■ EXERCISE
Beginning with the first line, set down every line through the one containing "2.82, 2.87, 3.05, 3.13, 3.17, 3.05, 2.96, 3.07, 3.05]", exactly as it appears, but not the pictures.
━━━ MATERIAL PROVIDED
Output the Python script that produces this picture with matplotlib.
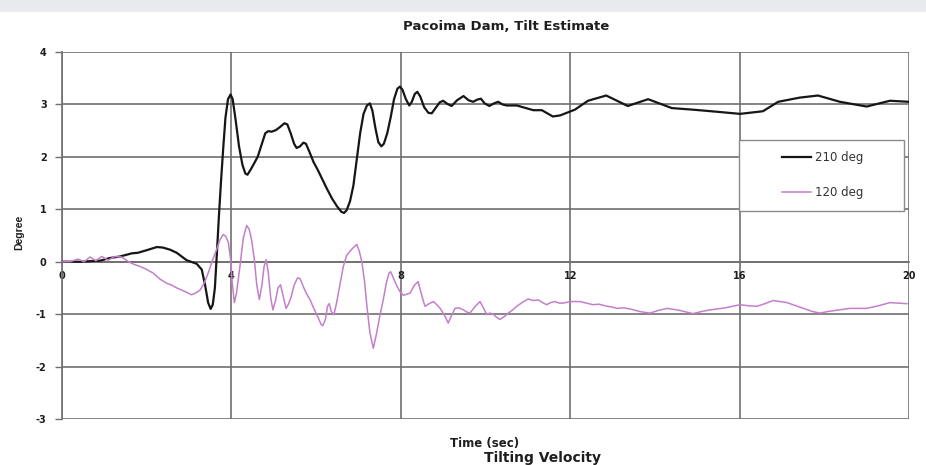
import matplotlib
matplotlib.use("Agg")
import matplotlib.pyplot as plt
from matplotlib.patches import Rectangle

plt.rcParams["axes.unicode_minus"] = False

# Tilt estimate, 210 deg component
t_210 = [0.00, 0.43, 0.90, 1.13, 1.37, 1.65, 1.79, 1.96, 2.24, 2.38, 2.55, 2.71,
         2.94, 3.18, 3.30, 3.38, 3.45, 3.51, 3.56, 3.61, 3.66, 3.71, 3.76, 3.81,
         3.86, 3.92, 3.98, 4.03, 4.10, 4.18, 4.26, 4.33, 4.38, 4.45, 4.54, 4.62,
         4.70, 4.80, 4.87, 4.95, 5.05, 5.15, 5.25, 5.32, 5.40, 5.48, 5.54, 5.62,
         5.70, 5.76, 5.84, 5.94, 6.04, 6.13, 6.25, 6.38, 6.50, 6.60, 6.66, 6.72,
         6.80, 6.88, 6.96, 7.04, 7.12, 7.20, 7.27, 7.33, 7.40, 7.47, 7.54, 7.60,
         7.68, 7.76, 7.84, 7.92, 7.98, 8.04, 8.12, 8.20, 8.26, 8.33, 8.39, 8.46,
         8.55, 8.65, 8.73, 8.82, 8.92, 9.00, 9.10, 9.20, 9.33, 9.48, 9.60, 9.71,
         9.80, 9.89, 9.98, 10.09, 10.20, 10.30, 10.40, 10.50, 10.74, 11.13, 11.33,
         11.59, 11.76, 12.11, 12.42, 12.85, 13.36, 13.84, 14.40, 14.90, 15.47,
         16.01, 16.55, 16.91, 17.42, 17.85, 18.37, 19.00, 19.55, 20.00]
deg_210 = [0.00, 0.00, 0.02, 0.07, 0.10, 0.16, 0.17, 0.21, 0.28, 0.27, 0.23, 0.17,
           0.03, -0.04, -0.15, -0.45, -0.78, -0.90, -0.82, -0.50, 0.20, 0.94, 1.60, 2.20,
           2.75, 3.10, 3.19, 3.10, 2.70, 2.20, 1.85, 1.68, 1.66, 1.75, 1.88, 2.00,
           2.20, 2.45, 2.49, 2.48, 2.51, 2.57, 2.64, 2.62, 2.45, 2.25, 2.17, 2.20,
           2.27, 2.25, 2.10, 1.90, 1.75, 1.60, 1.40, 1.20, 1.05, 0.95, 0.93, 0.98,
           1.15, 1.45, 1.95, 2.45, 2.82, 2.98, 3.02, 2.88, 2.55, 2.28, 2.20, 2.25,
           2.45, 2.75, 3.10, 3.30, 3.34, 3.28, 3.10, 2.98, 3.05, 3.20, 3.24, 3.15,
           2.95, 2.84, 2.83, 2.93, 3.04, 3.07, 3.01, 2.97, 3.08, 3.16, 3.08, 3.05,
           3.09, 3.11, 3.02, 2.97, 3.02, 3.05, 3.00, 2.98, 2.98, 2.89, 2.89,
           2.77, 2.79, 2.90, 3.07, 3.17, 2.97, 3.10, 2.93, 2.90, 2.86,
           2.82, 2.87, 3.05, 3.13, 3.17, 3.05, 2.96, 3.07, 3.05]

# Tilt estimate, 120 deg component
t_120 = [0.00, 0.19, 0.38, 0.52, 0.66, 0.80, 0.94, 1.09, 1.25, 1.41, 1.57, 1.70,
         1.84, 1.98, 2.16, 2.31, 2.47, 2.60, 2.71, 2.88, 3.06, 3.15, 3.26, 3.35,
         3.45, 3.55, 3.65, 3.73, 3.81, 3.87, 3.93, 3.98, 4.02, 4.07, 4.12, 4.20,
         4.28, 4.36, 4.42, 4.48, 4.54, 4.60, 4.66, 4.72, 4.77, 4.82, 4.87, 4.93,
         4.98, 5.04, 5.10, 5.16, 5.22, 5.29, 5.34, 5.40, 5.48, 5.56, 5.62, 5.70,
         5.78, 5.86, 5.94, 6.04, 6.12, 6.16, 6.22, 6.27, 6.31, 6.36, 6.42, 6.48,
         6.56, 6.64, 6.72, 6.80, 6.88, 6.96, 7.02, 7.08, 7.14, 7.20, 7.27, 7.35,
         7.42, 7.50, 7.58, 7.66, 7.72, 7.76, 7.82, 7.90, 7.98, 8.06, 8.14, 8.22,
         8.32, 8.41, 8.48, 8.57, 8.67, 8.77, 8.85, 8.93, 9.03, 9.12, 9.20, 9.28,
         9.38, 9.48, 9.56, 9.63, 9.75, 9.87, 9.95, 10.03, 10.10, 10.18, 10.26,
         10.34, 10.44, 10.54, 10.64, 10.74, 10.88, 11.01, 11.12, 11.25, 11.35,
         11.44, 11.54, 11.64, 11.74, 11.84, 11.94, 12.04, 12.23, 12.38, 12.54,
         12.68, 12.82, 12.96, 13.11, 13.26, 13.41, 13.64, 13.88, 14.08, 14.29,
         14.45, 14.59, 14.75, 14.90, 15.10, 15.30, 15.48, 15.66, 15.84, 16.01,
         16.21, 16.41, 16.60, 16.79, 16.95, 17.12, 17.33, 17.54, 17.72, 17.90,
         18.08, 18.25, 18.43, 18.61, 18.80, 19.00, 19.28, 19.55, 19.75, 19.95]
deg_120 = [0.00, 0.00, 0.05, 0.00, 0.09, 0.02, 0.10, 0.03, 0.10, 0.09, 0.00, -0.05,
           -0.09, -0.14, -0.22, -0.33, -0.41, -0.45, -0.50, -0.56, -0.63, -0.60, -0.54, -0.42,
           -0.22, 0.02, 0.23, 0.42, 0.52, 0.48, 0.36, 0.05, -0.40, -0.78, -0.60, -0.10,
           0.45, 0.69, 0.62, 0.40, 0.05, -0.45, -0.72, -0.45, -0.10, 0.04, -0.20, -0.70,
           -0.92, -0.75, -0.50, -0.44, -0.65, -0.89, -0.82, -0.70, -0.45, -0.31, -0.32, -0.48,
           -0.62, -0.73, -0.88, -1.05, -1.20, -1.22, -1.10, -0.85, -0.80, -0.95, -1.01, -0.80,
           -0.45, -0.10, 0.12, 0.20, 0.27, 0.33, 0.20, 0.00, -0.35, -0.85, -1.35, -1.65,
           -1.40, -1.05, -0.75, -0.40, -0.22, -0.19, -0.30, -0.45, -0.57, -0.64, -0.62, -0.60,
           -0.45, -0.38, -0.60, -0.85, -0.80, -0.76, -0.82, -0.89, -1.02, -1.17, -1.02, -0.89,
           -0.88, -0.92, -0.96, -0.98, -0.86, -0.76, -0.88, -1.01, -0.98, -1.00, -1.06,
           -1.10, -1.05, -0.98, -0.92, -0.85, -0.77, -0.71, -0.74, -0.73, -0.78,
           -0.82, -0.78, -0.76, -0.79, -0.79, -0.77, -0.76, -0.76, -0.79, -0.82,
           -0.81, -0.84, -0.86, -0.89, -0.88, -0.90, -0.95, -0.98, -0.93, -0.89,
           -0.91, -0.93, -0.96, -0.99, -0.95, -0.92, -0.90, -0.88, -0.85, -0.82,
           -0.84, -0.85, -0.80, -0.74, -0.76, -0.78, -0.84, -0.90, -0.95, -0.98,
           -0.95, -0.93, -0.91, -0.89, -0.89, -0.89, -0.84, -0.78, -0.79, -0.80]

series_labels = ["210 deg", "120 deg"]
x_ticks = [0, 4, 8, 12, 16, 20]
y_ticks = [-3, -2, -1, 0, 1, 2, 3, 4]

GRID = "#707070"
TXT = "#1e1e1e"
BOLD = ["DejaVu Sans"]

fig = plt.figure(figsize=(9.26, 4.65), dpi=100)
fig.patch.set_facecolor("white")

# light banner strip along the top edge
fig.add_artist(Rectangle((0, 1 - 12 / 465), 1, 12 / 465, transform=fig.transFigure,
                         facecolor="#e8eaee", edgecolor="none", zorder=0))

ax = fig.add_axes([62 / 926, 1 - 419 / 465, 847 / 926, 367 / 465])
ax.set_xlim(0, 20)
ax.set_ylim(-3, 4)

ln1, = ax.plot(t_210, deg_210, color="#161616", lw=1.6, zorder=3,
               solid_joinstyle="round")
ln2, = ax.plot(t_120, deg_120, color="#c47fcb", lw=1.1, zorder=3,
               solid_joinstyle="round")

ax.set_xticks(x_ticks)
ax.set_yticks(y_ticks)
ax.grid(True, color=GRID, lw=1.2)
ax.set_axisbelow(True)

for side in ("top", "right"):
    ax.spines[side].set_visible(False)
ax.spines["left"].set_color(GRID)
ax.spines["left"].set_linewidth(1.2)
ax.spines["bottom"].set_position(("data", 0))
ax.spines["bottom"].set_color(GRID)
ax.spines["bottom"].set_linewidth(1.2)

ax.tick_params(axis="x", length=0, pad=7, labelsize=7, labelcolor=TXT)
ax.tick_params(axis="y", length=5, width=1, color=GRID, pad=6, labelsize=7,
               labelcolor=TXT)
for lab in ax.get_xticklabels() + ax.get_yticklabels():
    lab.set_fontweight("bold")
    lab.set_family(BOLD)

ax.set_xlabel("Time (sec)", fontsize=8.5, fontweight="bold", family=BOLD, color=TXT)
ax.xaxis.set_label_coords(0.4994, -0.049)
ax.set_ylabel("Degree", fontsize=7.5, fontweight="bold", color=TXT,
              family=["Liberation Sans Narrow", "Liberation Sans", "DejaVu Sans"])
ax.yaxis.set_label_coords(-(62 - 24) / 847, (419 - 232) / 367)

fig.text(506 / 926, 1 - 27 / 465, "Pacoima Dam, Tilt Estimate", ha="center",
         va="center", fontsize=9.5, fontweight="bold", family=BOLD, color=TXT)
fig.text(542 / 926, 1 - 458 / 465, "Tilting Velocity", ha="center", va="center",
         fontsize=10, fontweight="bold", family=BOLD, color=TXT)

# legend frame plus entries
ax.add_patch(Rectangle(((739 - 62) / 847, (419 - 210.5) / 367), 165 / 847, 70.5 / 367,
                       transform=ax.transAxes, facecolor="white",
                       edgecolor="#8a8a8a", lw=1.0, zorder=4))
leg = ax.legend([ln1, ln2], series_labels, loc="center left", frameon=False,
                bbox_to_anchor=((781.7 - 62) / 847, (419 - 175.2) / 367),
                borderaxespad=0, borderpad=0, handlelength=2.45,
                handletextpad=0.4, labelspacing=1.9,
                prop={"size": 8.5, "family": "DejaVu Sans"})
leg.set_zorder(5)
for txt in leg.get_texts():
    txt.set_color("#333333")

fig.savefig("out.png", dpi=100)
━━━━━━
■ WRITTEN SOLUTION
Output the Python script that produces this picture with matplotlib.
import matplotlib
matplotlib.use("Agg")
import matplotlib.pyplot as plt
from matplotlib.patches import Rectangle

plt.rcParams["axes.unicode_minus"] = False

# Tilt estimate, 210 deg component
t_210 = [0.00, 0.43, 0.90, 1.13, 1.37, 1.65, 1.79, 1.96, 2.24, 2.38, 2.55, 2.71,
         2.94, 3.18, 3.30, 3.38, 3.45, 3.51, 3.56, 3.61, 3.66, 3.71, 3.76, 3.81,
         3.86, 3.92, 3.98, 4.03, 4.10, 4.18, 4.26, 4.33, 4.38, 4.45, 4.54, 4.62,
         4.70, 4.80, 4.87, 4.95, 5.05, 5.15, 5.25, 5.32, 5.40, 5.48, 5.54, 5.62,
         5.70, 5.76, 5.84, 5.94, 6.04, 6.13, 6.25, 6.38, 6.50, 6.60, 6.66, 6.72,
         6.80, 6.88, 6.96, 7.04, 7.12, 7.20, 7.27, 7.33, 7.40, 7.47, 7.54, 7.60,
         7.68, 7.76, 7.84, 7.92, 7.98, 8.04, 8.12, 8.20, 8.26, 8.33, 8.39, 8.46,
         8.55, 8.65, 8.73, 8.82, 8.92, 9.00, 9.10, 9.20, 9.33, 9.48, 9.60, 9.71,
         9.80, 9.89, 9.98, 10.09, 10.20, 10.30, 10.40, 10.50, 10.74, 11.13, 11.33,
         11.59, 11.76, 12.11, 12.42, 12.85, 13.36, 13.84, 14.40, 14.90, 15.47,
         16.01, 16.55, 16.91, 17.42, 17.85, 18.37, 19.00, 19.55, 20.00]
deg_210 = [0.00, 0.00, 0.02, 0.07, 0.10, 0.16, 0.17, 0.21, 0.28, 0.27, 0.23, 0.17,
           0.03, -0.04, -0.15, -0.45, -0.78, -0.90, -0.82, -0.50, 0.20, 0.94, 1.60, 2.20,
           2.75, 3.10, 3.19, 3.10, 2.70, 2.20, 1.85, 1.68, 1.66, 1.75, 1.88, 2.00,
           2.20, 2.45, 2.49, 2.48, 2.51, 2.57, 2.64, 2.62, 2.45, 2.25, 2.17, 2.20,
           2.27, 2.25, 2.10, 1.90, 1.75, 1.60, 1.40, 1.20, 1.05, 0.95, 0.93, 0.98,
           1.15, 1.45, 1.95, 2.45, 2.82, 2.98, 3.02, 2.88, 2.55, 2.28, 2.20, 2.25,
           2.45, 2.75, 3.10, 3.30, 3.34, 3.28, 3.10, 2.98, 3.05, 3.20, 3.24, 3.15,
           2.95, 2.84, 2.83, 2.93, 3.04, 3.07, 3.01, 2.97, 3.08, 3.16, 3.08, 3.05,
           3.09, 3.11, 3.02, 2.97, 3.02, 3.05, 3.00, 2.98, 2.98, 2.89, 2.89,
           2.77, 2.79, 2.90, 3.07, 3.17, 2.97, 3.10, 2.93, 2.90, 2.86,
           2.82, 2.87, 3.05, 3.13, 3.17, 3.05, 2.96, 3.07, 3.05]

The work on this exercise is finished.